-- START --
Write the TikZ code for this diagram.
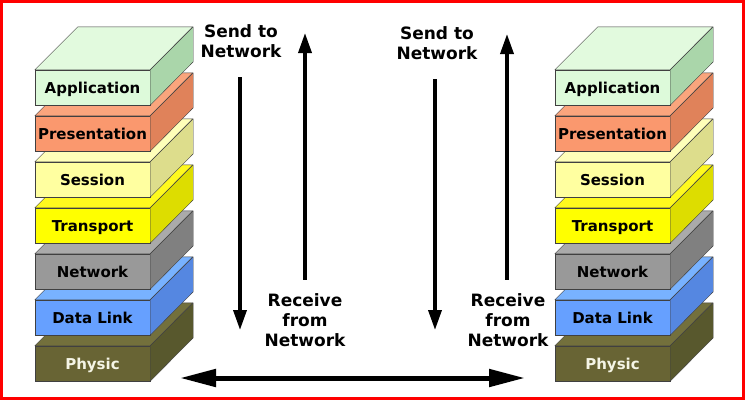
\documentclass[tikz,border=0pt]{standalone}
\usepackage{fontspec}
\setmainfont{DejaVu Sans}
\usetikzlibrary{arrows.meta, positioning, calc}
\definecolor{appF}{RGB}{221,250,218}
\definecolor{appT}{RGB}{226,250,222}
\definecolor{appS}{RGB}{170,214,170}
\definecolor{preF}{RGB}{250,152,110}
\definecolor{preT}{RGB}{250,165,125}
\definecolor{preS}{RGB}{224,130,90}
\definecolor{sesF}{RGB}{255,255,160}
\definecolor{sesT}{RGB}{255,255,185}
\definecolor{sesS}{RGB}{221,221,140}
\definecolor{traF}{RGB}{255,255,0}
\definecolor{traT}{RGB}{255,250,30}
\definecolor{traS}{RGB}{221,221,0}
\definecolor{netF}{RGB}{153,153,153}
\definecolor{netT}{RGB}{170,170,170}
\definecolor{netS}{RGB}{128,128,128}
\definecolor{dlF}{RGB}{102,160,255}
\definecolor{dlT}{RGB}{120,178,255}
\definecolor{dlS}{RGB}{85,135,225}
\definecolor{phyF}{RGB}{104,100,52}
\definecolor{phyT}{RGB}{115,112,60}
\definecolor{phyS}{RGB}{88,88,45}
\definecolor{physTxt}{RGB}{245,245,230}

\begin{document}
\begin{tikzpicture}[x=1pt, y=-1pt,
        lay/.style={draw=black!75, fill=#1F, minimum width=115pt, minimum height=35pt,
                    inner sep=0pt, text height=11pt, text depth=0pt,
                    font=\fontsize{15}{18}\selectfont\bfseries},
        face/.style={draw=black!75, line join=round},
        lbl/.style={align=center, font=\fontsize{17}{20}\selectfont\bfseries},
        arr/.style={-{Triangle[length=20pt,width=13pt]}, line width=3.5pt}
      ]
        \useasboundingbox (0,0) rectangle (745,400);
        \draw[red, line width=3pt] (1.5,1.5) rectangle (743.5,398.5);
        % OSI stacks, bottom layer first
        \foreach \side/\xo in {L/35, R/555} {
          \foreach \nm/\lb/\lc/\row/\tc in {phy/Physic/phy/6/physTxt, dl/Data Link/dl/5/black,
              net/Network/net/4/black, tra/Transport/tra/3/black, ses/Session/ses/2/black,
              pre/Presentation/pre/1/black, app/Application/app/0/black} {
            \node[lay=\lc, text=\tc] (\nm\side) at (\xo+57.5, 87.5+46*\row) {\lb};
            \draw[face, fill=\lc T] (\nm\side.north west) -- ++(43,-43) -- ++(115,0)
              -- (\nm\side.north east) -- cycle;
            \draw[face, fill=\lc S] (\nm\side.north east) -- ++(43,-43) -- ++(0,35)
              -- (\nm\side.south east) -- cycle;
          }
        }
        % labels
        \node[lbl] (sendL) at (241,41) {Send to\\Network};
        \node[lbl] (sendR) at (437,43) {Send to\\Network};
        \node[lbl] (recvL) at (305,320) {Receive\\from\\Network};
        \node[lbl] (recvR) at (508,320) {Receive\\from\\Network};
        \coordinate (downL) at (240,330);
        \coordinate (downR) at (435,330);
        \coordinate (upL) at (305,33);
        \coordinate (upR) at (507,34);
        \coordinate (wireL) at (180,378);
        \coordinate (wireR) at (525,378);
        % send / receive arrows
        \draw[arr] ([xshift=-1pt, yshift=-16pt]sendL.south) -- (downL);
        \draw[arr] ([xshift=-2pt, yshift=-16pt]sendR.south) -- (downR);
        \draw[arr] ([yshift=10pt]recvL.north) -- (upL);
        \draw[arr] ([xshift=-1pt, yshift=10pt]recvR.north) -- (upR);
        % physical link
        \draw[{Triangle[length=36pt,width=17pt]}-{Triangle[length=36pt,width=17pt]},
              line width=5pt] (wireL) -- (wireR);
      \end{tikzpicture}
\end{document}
-- END --
_Task prompt_
Write out again every line above exactly as given; the pictures do not belong in the copy.

_Worked answer_
Write the TikZ code for this diagram.
\documentclass[tikz,border=0pt]{standalone}
\usepackage{fontspec}
\setmainfont{DejaVu Sans}
\usetikzlibrary{arrows.meta, positioning, calc}
\definecolor{appF}{RGB}{221,250,218}
\definecolor{appT}{RGB}{226,250,222}
\definecolor{appS}{RGB}{170,214,170}
\definecolor{preF}{RGB}{250,152,110}
\definecolor{preT}{RGB}{250,165,125}
\definecolor{preS}{RGB}{224,130,90}
\definecolor{sesF}{RGB}{255,255,160}
\definecolor{sesT}{RGB}{255,255,185}
\definecolor{sesS}{RGB}{221,221,140}
\definecolor{traF}{RGB}{255,255,0}
\definecolor{traT}{RGB}{255,250,30}
\definecolor{traS}{RGB}{221,221,0}
\definecolor{netF}{RGB}{153,153,153}
\definecolor{netT}{RGB}{170,170,170}
\definecolor{netS}{RGB}{128,128,128}
\definecolor{dlF}{RGB}{102,160,255}
\definecolor{dlT}{RGB}{120,178,255}
\definecolor{dlS}{RGB}{85,135,225}
\definecolor{phyF}{RGB}{104,100,52}
\definecolor{phyT}{RGB}{115,112,60}
\definecolor{phyS}{RGB}{88,88,45}
\definecolor{physTxt}{RGB}{245,245,230}

\begin{document}
\begin{tikzpicture}[x=1pt, y=-1pt,
        lay/.style={draw=black!75, fill=#1F, minimum width=115pt, minimum height=35pt,
                    inner sep=0pt, text height=11pt, text depth=0pt,
                    font=\fontsize{15}{18}\selectfont\bfseries},
        face/.style={draw=black!75, line join=round},
        lbl/.style={align=center, font=\fontsize{17}{20}\selectfont\bfseries},
        arr/.style={-{Triangle[length=20pt,width=13pt]}, line width=3.5pt}
      ]
        \useasboundingbox (0,0) rectangle (745,400);
        \draw[red, line width=3pt] (1.5,1.5) rectangle (743.5,398.5);
        % OSI stacks, bottom layer first
        \foreach \side/\xo in {L/35, R/555} {
          \foreach \nm/\lb/\lc/\row/\tc in {phy/Physic/phy/6/physTxt, dl/Data Link/dl/5/black,
              net/Network/net/4/black, tra/Transport/tra/3/black, ses/Session/ses/2/black,
              pre/Presentation/pre/1/black, app/Application/app/0/black} {
            \node[lay=\lc, text=\tc] (\nm\side) at (\xo+57.5, 87.5+46*\row) {\lb};
            \draw[face, fill=\lc T] (\nm\side.north west) -- ++(43,-43) -- ++(115,0)
              -- (\nm\side.north east) -- cycle;
            \draw[face, fill=\lc S] (\nm\side.north east) -- ++(43,-43) -- ++(0,35)
              -- (\nm\side.south east) -- cycle;
          }
        }
        % labels
        \node[lbl] (sendL) at (241,41) {Send to\\Network};
        \node[lbl] (sendR) at (437,43) {Send to\\Network};
        \node[lbl] (recvL) at (305,320) {Receive\\from\\Network};
        \node[lbl] (recvR) at (508,320) {Receive\\from\\Network};
        \coordinate (downL) at (240,330);
        \coordinate (downR) at (435,330);
        \coordinate (upL) at (305,33);
        \coordinate (upR) at (507,34);
        \coordinate (wireL) at (180,378);
        \coordinate (wireR) at (525,378);
        % send / receive arrows
        \draw[arr] ([xshift=-1pt, yshift=-16pt]sendL.south) -- (downL);
        \draw[arr] ([xshift=-2pt, yshift=-16pt]sendR.south) -- (downR);
        \draw[arr] ([yshift=10pt]recvL.north) -- (upL);
        \draw[arr] ([xshift=-1pt, yshift=10pt]recvR.north) -- (upR);
        % physical link
        \draw[{Triangle[length=36pt,width=17pt]}-{Triangle[length=36pt,width=17pt]},
              line width=5pt] (wireL) -- (wireR);
      \end{tikzpicture}
\end{document}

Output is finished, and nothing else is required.